Deputy Secretary-General of Executive Yuan
- In office 18 August 2008 – 31 July 2014
- Secretary-General: Chen Wei-zen Lee Shu-chuan
- Succeeded by: Hsiao Chia-chi

Deputy Minister of the Directorate-General of Budget, Accounting and Statistics
- In office 2004–2006
- Minister: Hsu Jan-yau

Personal details
- Born: 26 December 1952 (age 73)
- Education: National Chengchi University (BA, MA) National Taiwan University (MBA)

= Chen Ching-tsai =

Politician from Taiwan

Chen Ching-tsai (陳慶財 (Chén Qìngcái); born 26 December 1952) is a Taiwanese politician.
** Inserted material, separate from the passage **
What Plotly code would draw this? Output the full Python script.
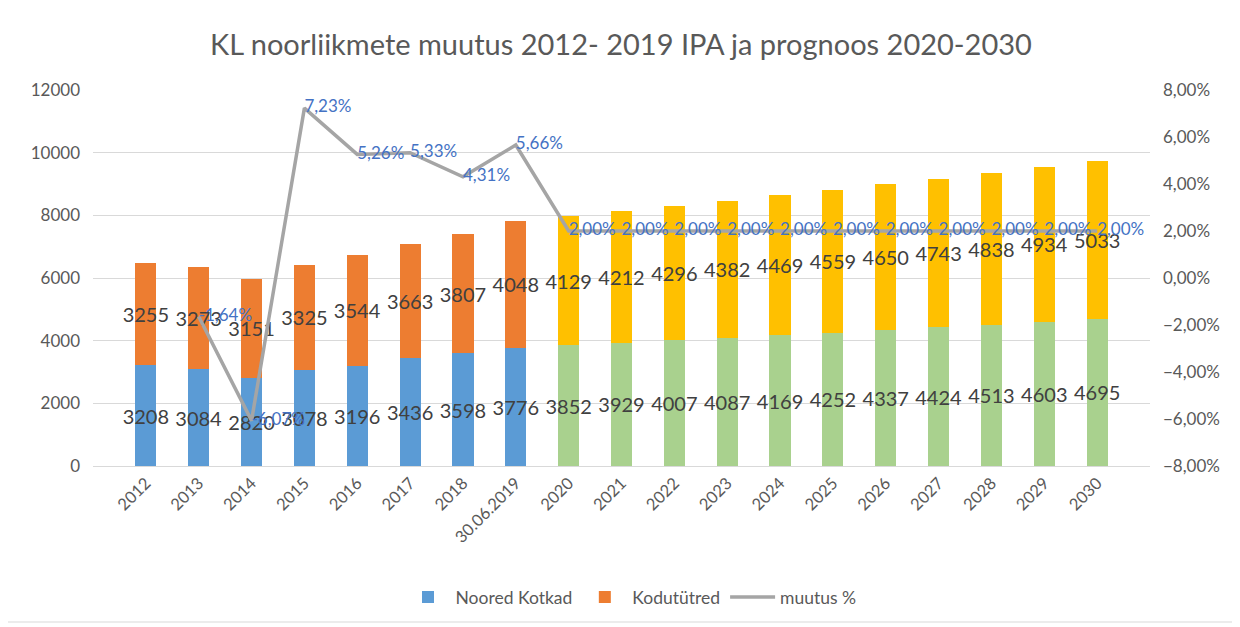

He was Deputy Secretary-General of the Executive Yuan from 2008 to 2014.

==Education==
Chen earned a master's degree in accounting from National Chengchi University in 1993 and a Master of Business Administration (M.B.A.) from National Taiwan University in 2005.

==Career==
Chen was the accountant-general of the Ministry of Economic Affairs in 1999–2000. In 2000, he started to work for the Directorate-General of Budget, Accounting and Statistics, first as an accounting officer and chief secretary until 2003, then director-general of the First Bureau in 2003-2004 and deputy minister from 2004 to 2006. In 2008, he became Deputy Secretary-General of the Executive Yuan, remaining in this position until 2014.